* **Problem statement**: Skip the pictures and quote all of the lines exactly.

* **Data section**:
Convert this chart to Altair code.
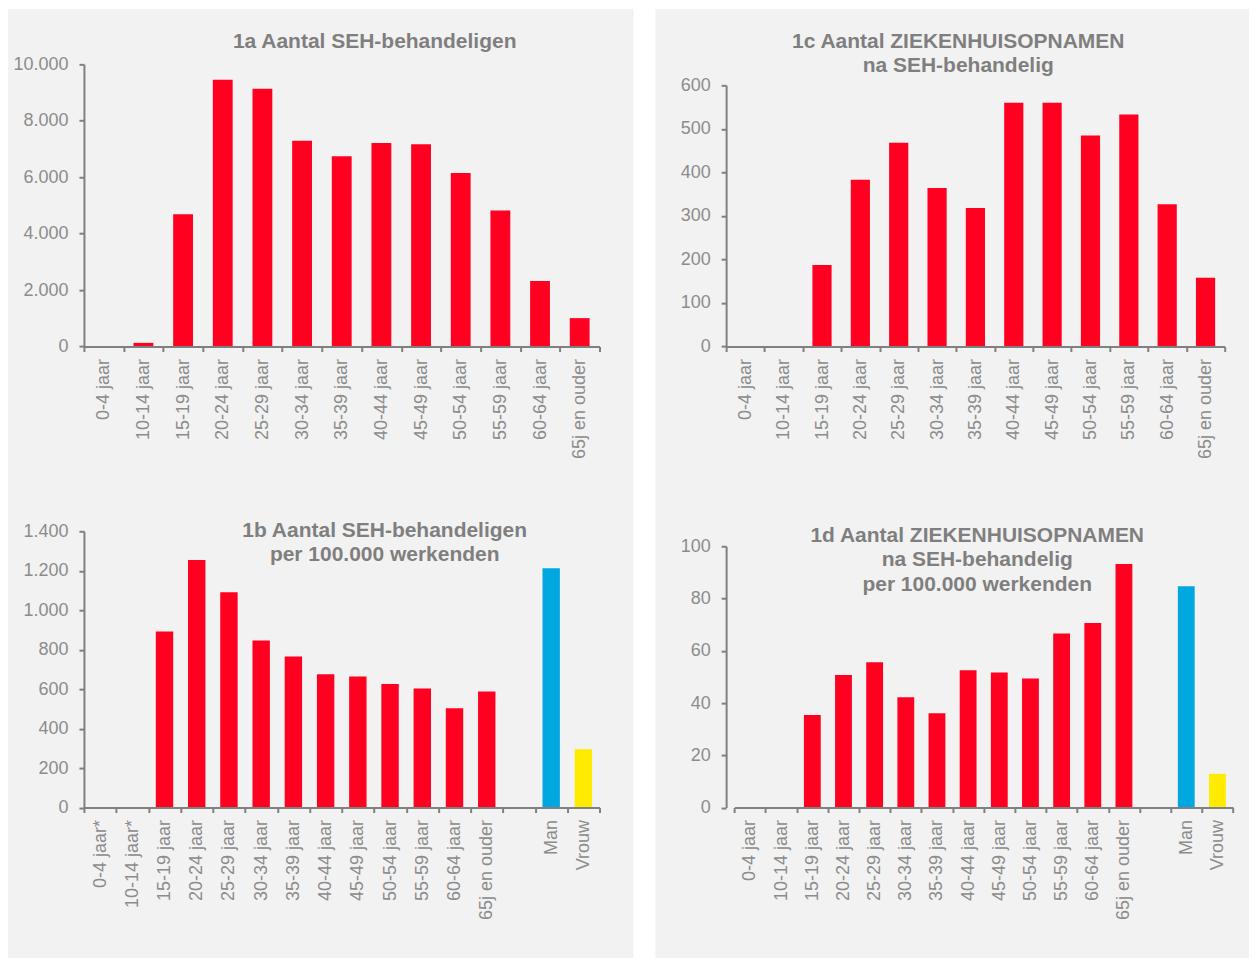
import altair as alt
import pandas as pd

# ---------------- data ----------------
age_groups = ["0-4 jaar", "10-14 jaar", "15-19 jaar", "20-24 jaar", "25-29 jaar",
              "30-34 jaar", "35-39 jaar", "40-44 jaar", "45-49 jaar", "50-54 jaar",
              "55-59 jaar", "60-64 jaar", "65j en ouder"]
rate_groups_b = ["0-4 jaar*", "10-14 jaar*"] + age_groups[2:] + [" ", "Man", "Vrouw"]
rate_groups_d = age_groups + [" ", "Man", "Vrouw"]

kind_age = ["leeftijd"] * 13
kind_rate = ["leeftijd"] * 14 + ["Man", "Vrouw"]

seh_aantal = [0, 130, 4690, 9455, 9136, 7295, 6742, 7213, 7167, 6151, 4816, 2326, 1006]
opname_aantal = [0, 0, 187, 383, 468, 364, 318, 560, 560, 485, 533, 327, 158]
seh_per_100k = [None, None, 892, 1254, 1091, 846, 765, 675, 664, 626, 603, 503, 588,
                None, 1213, 295]
opname_per_100k = [None, None, 35.4, 50.7, 55.6, 42.2, 36.1, 52.5, 51.7, 49.4, 66.6,
                   70.6, 93.2, None, 84.7, 12.9]

title_1a = "1a Aantal SEH-behandeligen"
title_1c = "1c Aantal ZIEKENHUISOPNAMEN\nna SEH-behandelig"
title_1b = "1b Aantal SEH-behandeligen\nper 100.000 werkenden"
title_1d = "1d Aantal ZIEKENHUISOPNAMEN\nna SEH-behandelig\nper 100.000 werkenden"

kind_domain = ["leeftijd", "Man", "Vrouw"]
kind_colors = ["#FF0020", "#00A8E2", "#FFEB00"]

PANEL = "#F2F2F2"
TITLE_COLOR = "#7F7F7F"
LABEL_EXPR = "replace(format(datum.value, ','), ',', '.')"


def panel(cats, vals, kinds, ymax, ystep, w, h, title, tx, ty, band,
          xrange=None, yrange=None, bg=None):
    df = pd.DataFrame({"cat": cats, "val": vals, "kind": kinds})
    xs = dict(domain=cats, paddingInner=0, paddingOuter=0)
    if xrange is not None:
        xs["range"] = xrange
    ys = dict(domain=[0, ymax], nice=False)
    if yrange is not None:
        ys["range"] = yrange
    bars = alt.Chart(df).mark_bar(width=alt.RelativeBandSize(band)).encode(
        x=alt.X("cat:N", scale=alt.Scale(**xs), title=None,
                axis=alt.Axis(tickBand="extent", labelAngle=-90, labelPadding=7,
                              labelOverlap=False, zindex=1)),
        y=alt.Y("val:Q", scale=alt.Scale(**ys), title=None,
                axis=alt.Axis(values=list(range(0, ymax + 1, ystep)),
                              labelExpr=LABEL_EXPR, labelPadding=11, zindex=1)),
        color=alt.Color("kind:N", scale=alt.Scale(domain=kind_domain, range=kind_colors),
                        legend=None),
    )
    txt = alt.Chart(pd.DataFrame({"t": [title]})).mark_text(
        align="center", baseline="top", fontSize=21, fontWeight="bold",
        font="Liberation Sans", color=TITLE_COLOR, lineBreak="\n", lineHeight=24.5,
    ).encode(x=alt.value(tx), y=alt.value(ty), text="t:N")
    layers = []
    if bg is not None:
        x1, x2, y1, y2 = bg
        rect = alt.Chart(pd.DataFrame({"p": [1]})).mark_rect(color=PANEL).encode(
            x=alt.value(x1), x2=alt.value(x2), y=alt.value(y1), y2=alt.value(y2))
        layers.append(rect)
    layers += [bars, txt]
    return alt.layer(*layers).properties(width=w, height=h)


c1a = panel(age_groups, seh_aantal, kind_age, 10000, 2000, 516, 282.4,
            title_1a, 291, -33.8, 0.5, bg=(-76, 550, -55.3, 894.7))
c1c = panel(age_groups, opname_aantal, kind_age, 600, 100, 499, 282.4,
            title_1c, 232.3, -33.8, 0.5, yrange=[282.4, 21],
            bg=(-70.7, 523.3, -55.3, 894.7))
c1b = panel(rate_groups_b, seh_per_100k, kind_rate, 1400, 200, 516, 276.5,
            title_1b, 301, -11.5, 0.54)
c1d = panel(rate_groups_d, opname_per_100k, kind_rate, 100, 20, 507.3, 276.5,
            title_1d, 251.3, -6.5, 0.54, xrange=[8.3, 507.3], yrange=[276.5, 15])

chart = alt.concat(
    c1a, c1c, c1b, c1d, columns=2, bounds="flush",
    spacing=alt.RowColnumber(row=184.3, column=126.7), padding=0,
).configure_view(strokeWidth=0).configure_axis(
    domainColor="#808080", domainWidth=2, tickColor="#808080", tickWidth=2,
    tickSize=5, labelFont="Liberation Sans", labelFontSize=18,
    labelColor="#8C8C8C", grid=False,
)

chart.save("out.html", embed_options={"renderer": "svg", "actions": False})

* **Expected answer**:
Convert this chart to Altair code.
import altair as alt
import pandas as pd

# ---------------- data ----------------
age_groups = ["0-4 jaar", "10-14 jaar", "15-19 jaar", "20-24 jaar", "25-29 jaar",
              "30-34 jaar", "35-39 jaar", "40-44 jaar", "45-49 jaar", "50-54 jaar",
              "55-59 jaar", "60-64 jaar", "65j en ouder"]
rate_groups_b = ["0-4 jaar*", "10-14 jaar*"] + age_groups[2:] + [" ", "Man", "Vrouw"]
rate_groups_d = age_groups + [" ", "Man", "Vrouw"]

kind_age = ["leeftijd"] * 13
kind_rate = ["leeftijd"] * 14 + ["Man", "Vrouw"]

seh_aantal = [0, 130, 4690, 9455, 9136, 7295, 6742, 7213, 7167, 6151, 4816, 2326, 1006]
opname_aantal = [0, 0, 187, 383, 468, 364, 318, 560, 560, 485, 533, 327, 158]
seh_per_100k = [None, None, 892, 1254, 1091, 846, 765, 675, 664, 626, 603, 503, 588,
                None, 1213, 295]
opname_per_100k = [None, None, 35.4, 50.7, 55.6, 42.2, 36.1, 52.5, 51.7, 49.4, 66.6,
                   70.6, 93.2, None, 84.7, 12.9]

title_1a = "1a Aantal SEH-behandeligen"
title_1c = "1c Aantal ZIEKENHUISOPNAMEN\nna SEH-behandelig"
title_1b = "1b Aantal SEH-behandeligen\nper 100.000 werkenden"
title_1d = "1d Aantal ZIEKENHUISOPNAMEN\nna SEH-behandelig\nper 100.000 werkenden"

kind_domain = ["leeftijd", "Man", "Vrouw"]
kind_colors = ["#FF0020", "#00A8E2", "#FFEB00"]

PANEL = "#F2F2F2"
TITLE_COLOR = "#7F7F7F"
LABEL_EXPR = "replace(format(datum.value, ','), ',', '.')"


def panel(cats, vals, kinds, ymax, ystep, w, h, title, tx, ty, band,
          xrange=None, yrange=None, bg=None):
    df = pd.DataFrame({"cat": cats, "val": vals, "kind": kinds})
    xs = dict(domain=cats, paddingInner=0, paddingOuter=0)
    if xrange is not None:
        xs["range"] = xrange
    ys = dict(domain=[0, ymax], nice=False)
    if yrange is not None:
        ys["range"] = yrange
    bars = alt.Chart(df).mark_bar(width=alt.RelativeBandSize(band)).encode(
        x=alt.X("cat:N", scale=alt.Scale(**xs), title=None,
                axis=alt.Axis(tickBand="extent", labelAngle=-90, labelPadding=7,
                              labelOverlap=False, zindex=1)),
        y=alt.Y("val:Q", scale=alt.Scale(**ys), title=None,
                axis=alt.Axis(values=list(range(0, ymax + 1, ystep)),
                              labelExpr=LABEL_EXPR, labelPadding=11, zindex=1)),
        color=alt.Color("kind:N", scale=alt.Scale(domain=kind_domain, range=kind_colors),
                        legend=None),
    )
    txt = alt.Chart(pd.DataFrame({"t": [title]})).mark_text(
        align="center", baseline="top", fontSize=21, fontWeight="bold",
        font="Liberation Sans", color=TITLE_COLOR, lineBreak="\n", lineHeight=24.5,
    ).encode(x=alt.value(tx), y=alt.value(ty), text="t:N")
    layers = []
    if bg is not None:
        x1, x2, y1, y2 = bg
        rect = alt.Chart(pd.DataFrame({"p": [1]})).mark_rect(color=PANEL).encode(
            x=alt.value(x1), x2=alt.value(x2), y=alt.value(y1), y2=alt.value(y2))
        layers.append(rect)
    layers += [bars, txt]
    return alt.layer(*layers).properties(width=w, height=h)


c1a = panel(age_groups, seh_aantal, kind_age, 10000, 2000, 516, 282.4,
            title_1a, 291, -33.8, 0.5, bg=(-76, 550, -55.3, 894.7))
c1c = panel(age_groups, opname_aantal, kind_age, 600, 100, 499, 282.4,
            title_1c, 232.3, -33.8, 0.5, yrange=[282.4, 21],
            bg=(-70.7, 523.3, -55.3, 894.7))
c1b = panel(rate_groups_b, seh_per_100k, kind_rate, 1400, 200, 516, 276.5,
            title_1b, 301, -11.5, 0.54)
c1d = panel(rate_groups_d, opname_per_100k, kind_rate, 100, 20, 507.3, 276.5,
            title_1d, 251.3, -6.5, 0.54, xrange=[8.3, 507.3], yrange=[276.5, 15])

chart = alt.concat(
    c1a, c1c, c1b, c1d, columns=2, bounds="flush",
    spacing=alt.RowColnumber(row=184.3, column=126.7), padding=0,
).configure_view(strokeWidth=0).configure_axis(
    domainColor="#808080", domainWidth=2, tickColor="#808080", tickWidth=2,
    tickSize=5, labelFont="Liberation Sans", labelFontSize=18,
    labelColor="#8C8C8C", grid=False,
)

chart.save("out.html", embed_options={"renderer": "svg", "actions": False})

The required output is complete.